To ask Her Majesty’s Government what plans they have to restore migrant search and rescue facilities in the Mediterranean.
My Lords, the UK has had no involvement in Mare Nostrum, the Italian search and rescue operation in the Mediterranean. Given that search and rescue is a competence of individual member states, the Government have no plans to call for the restoration or replacement of Mare Nostrum. Instead, we will continue to work with the EU and with countries of origin and transit to address the causes of illegal migration and combat people smugglers and traffickers.
Does the Minister agree with Amnesty International, which says that stopping search and rescue in the Mediterranean is causing the loss of thousands of lives? How many men, women and children need to drown before the Government change their policy?
I reiterate that we are talking about the Italian Government. It is their decision, which they have taken. We all share a concern about the situation and the safety of people in the Mediterranean. We need to take a long, hard look at the organised crime gangs who are trafficking people, pushing them out to sea with very little protection, in unseaworthy vessels, and giving them the telephone number of the Italian coastguard. That is the regrettable and appalling thing about this whole situation.
Do the Government appreciate that it is likely to take months, and even years, to stop the traffickers, to prevent violence both by states and by Islamists, and to provide work for migrants in their countries of origin? Does this not make it essential to have search and rescue now?
There is a two-pronged approach to this. First, there is Operation Triton, which the Italians started on 1 November; it is different but will tackle a lot of that. Secondly, there is the work that we are doing with our EU partners under the Rabat process and the Khartoum process, trying to tackle and head off the migration in the first place.
My Lords, it is surely immoral not to rescue those in peril of drowning if we have the capability to do so. Yet at the same time we need a coherent and ordered immigration policy, and cannot offer an open door to anyone who reaches our shores. Has an effort been made to tackle this matter at source by reaching deals with the riparian countries on the south of the Mediterranean, to pay them to destroy the ships and prosecute the traffickers? At least then we can try to deal with this matter at source.

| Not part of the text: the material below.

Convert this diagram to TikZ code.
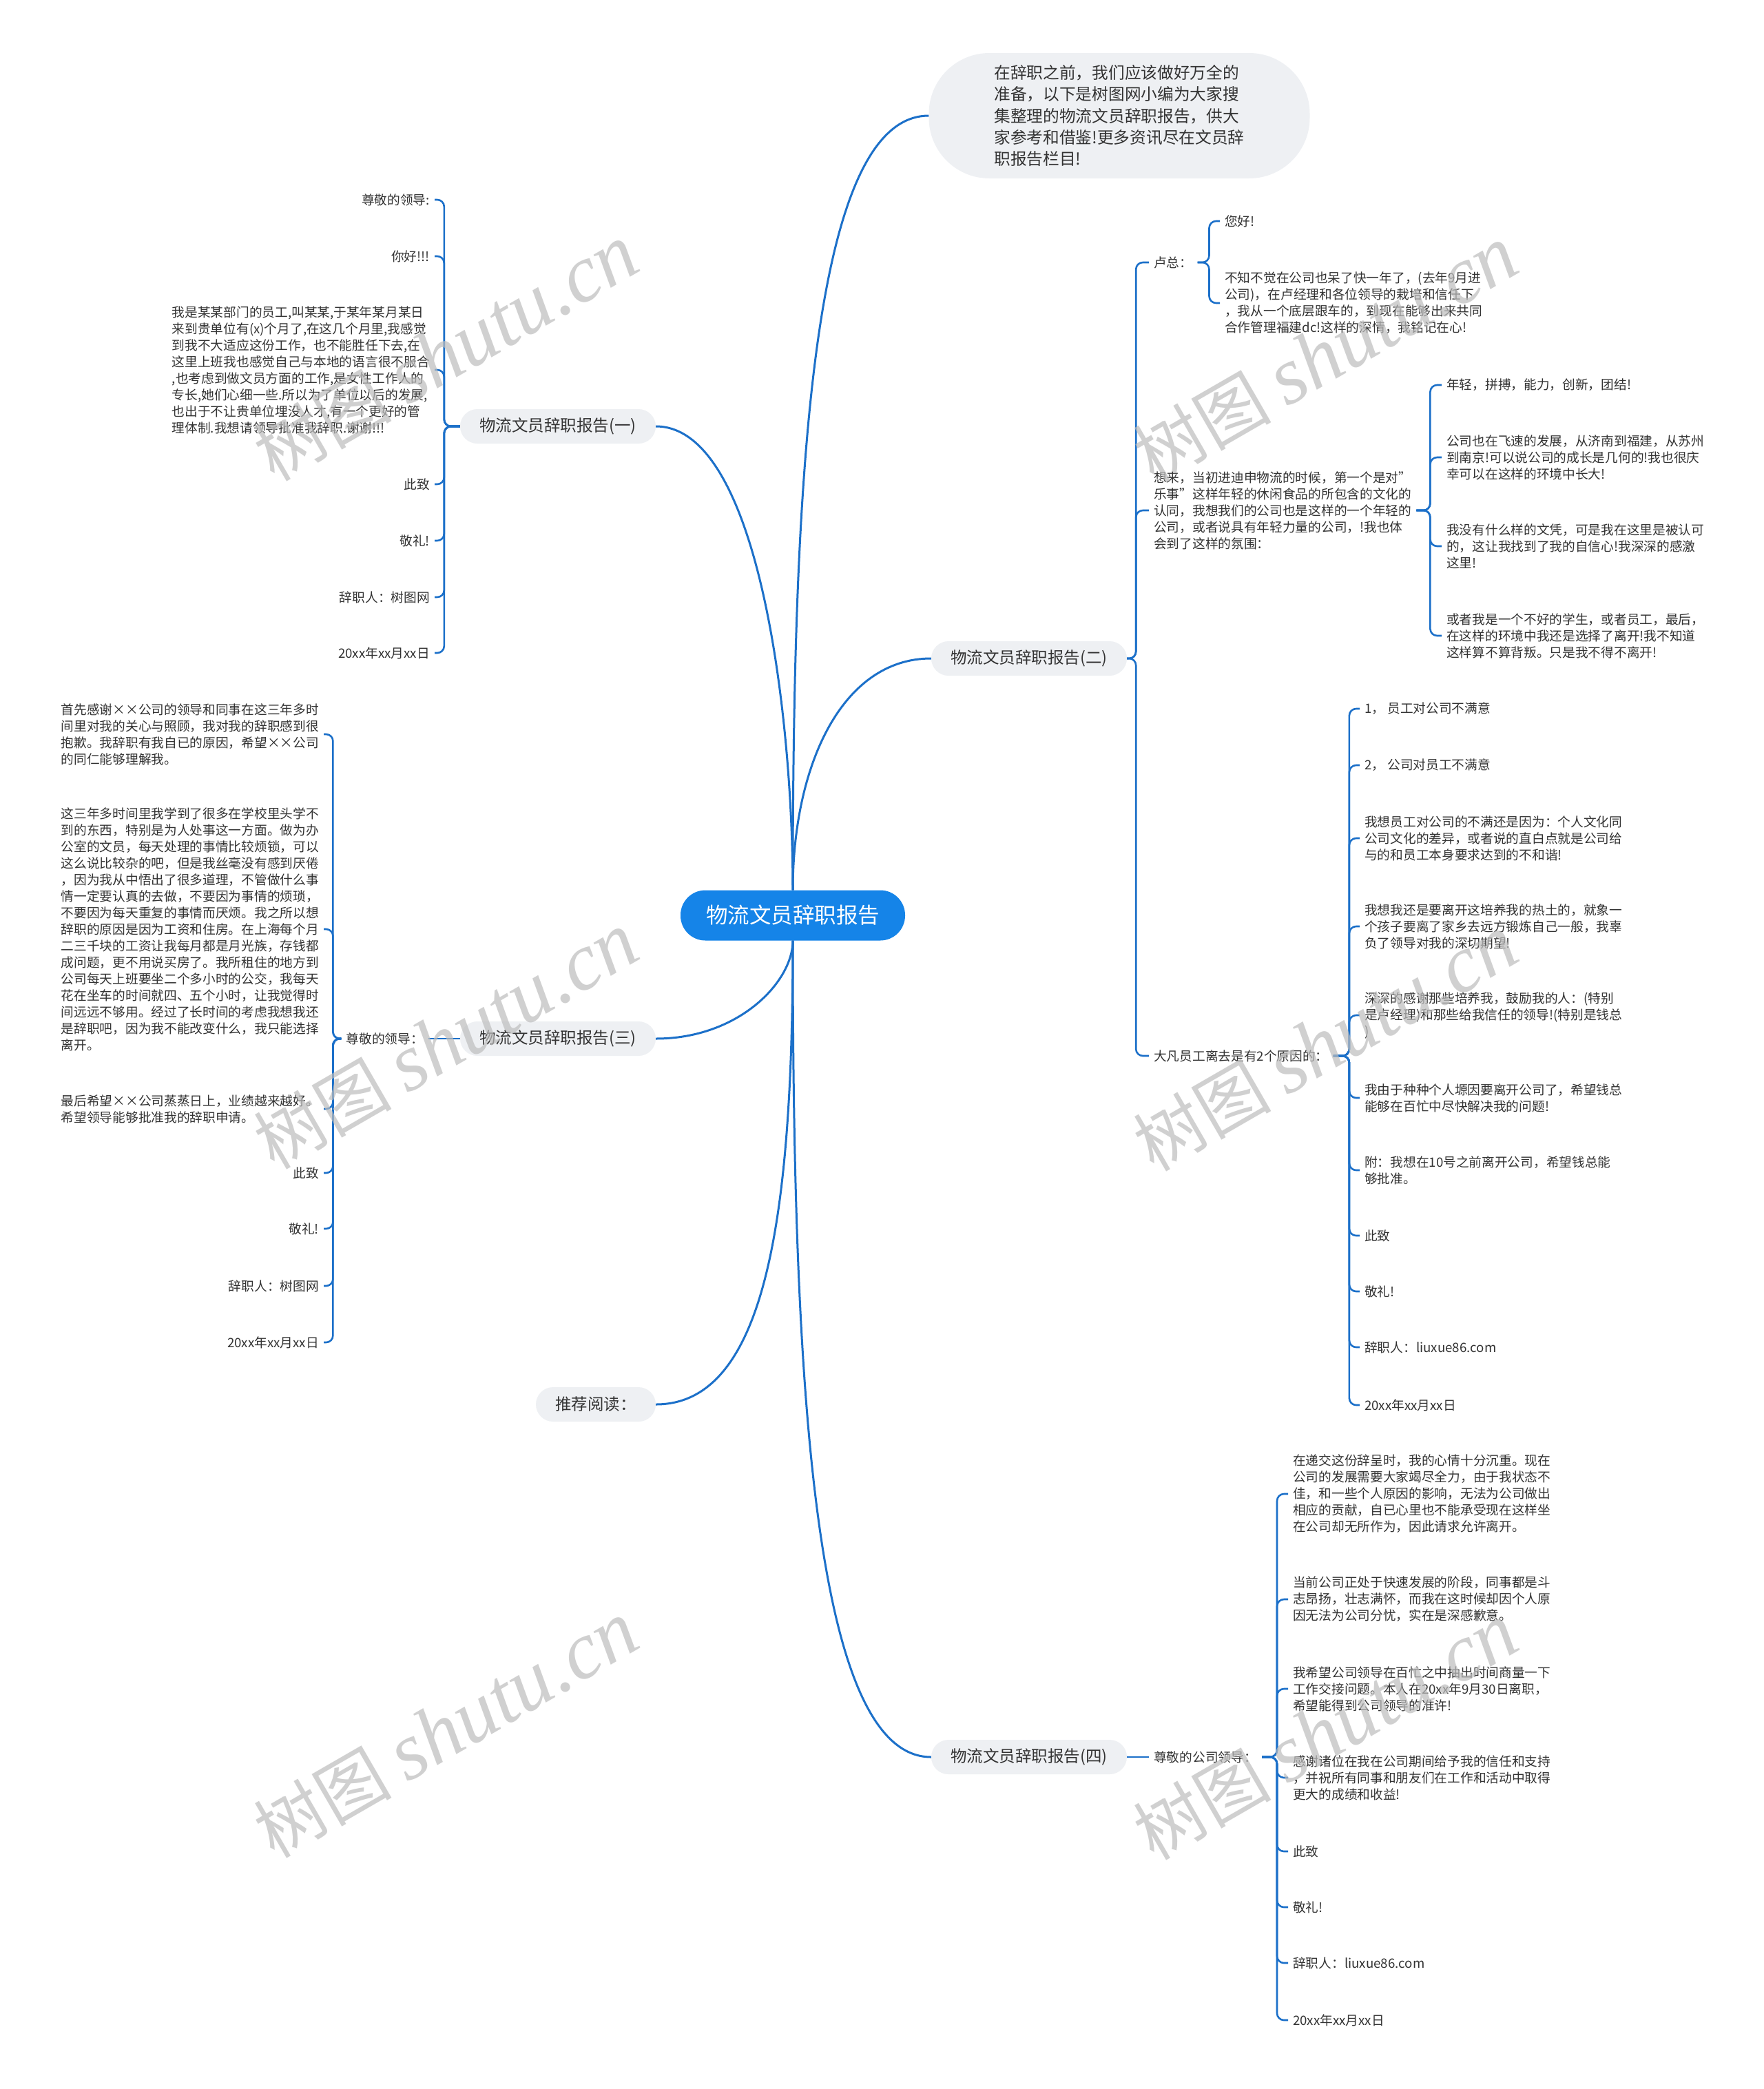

I agree with the noble Lord that it would indeed be immoral and, of course, not to help someone in distress would be in contravention of our obligations under the UN convention on safety of life at sea. The Khartoum and Rabat processes, to which I referred, and the EU mobility partnerships that we have with Tunisia and Morocco, are trying to tackle exactly the issue that he raises.
My Lords, does my noble friend note the comment made by the UN special rapporteur on migrant rights that it is appalling to bank on a rise in the number in people who drown acting as a deterrent? Does he think that the EU views a steep rise in the number of people killed with complacency, if not with satisfaction, because more people are drowning and acting as a deterrent?
It is certainly not the case to say that the Government have been passive on this. My right honourable friend the Home Secretary had meetings with her Italian counterparts last month, and will meet them again this month. We have extended our offers of support and of course we have looked at the countries from which most of these migrants are coming, namely Syria and Ethiopia. We are putting large sums of money—£700 million in the first instance, £360 million in the second—to try and help people to give themselves a proper life at home.
My Lords, there is a long-standing commitment that mariners have always had to look after mariners in peril at sea, as the Minister says. It is very difficult to see how those in the vicinity can do anything other than help them, whether the ship happened to be British, Italian or whatever. For those who are actually based down there, surely—by UN law—they actually have to give assistance.
Absolutely, and there is no change. The obligations are there for any military ships or vessels in the vicinity. They know what they have to do in terms of contacting the maritime rescue co-ordination centre and they will be directed to take those people to a safe port or to have those people passed into safe hands.
Can the Minister recollect that last Thursday he gave me a very forthright answer to a question as to what the attitude of the commander of a British naval vessel would be if he was aware that there was a refugee ship in peril within range of his ship? I was told indeed that he would most certainly lend all assistance in accordance with the law of the sea and the highest traditions of the Royal Navy. In the light of that most honest answer, what is the point of giving any impression on the part of the Government that we are gibbing in relation to search and rescue?
The noble Lord is absolutely right that we need to be clear. There is a grave information message we need to get out here that of course there is no change in our humanitarian obligation. The only thing which is changing is that we are putting more money and resource behind it, but those obligations from a humanitarian point of view remain, in the proud tradition of this country and of seafarers.
My Lords, my noble friend the Minister mentioned the increase in refugees from, for example, countries such as Syria. In statements that I have seen, Ministers have said that we encourage those people to stay in their own country. The surrounding countries have taken millions and millions of refugees. Turkey took 250,000 Syrian refugees in one week, more than the EU has done in four years. Is it not time that we stepped up to the plate and set an example, and not let people drown in this way?
That is so, and we have introduced the Syrian vulnerable persons relocation scheme, which is taking some of those—not enough—but of course the EU can do more. We are donating additional funds into that area but there needs to be more done to tackle the instability which is the cause of migration in the first place.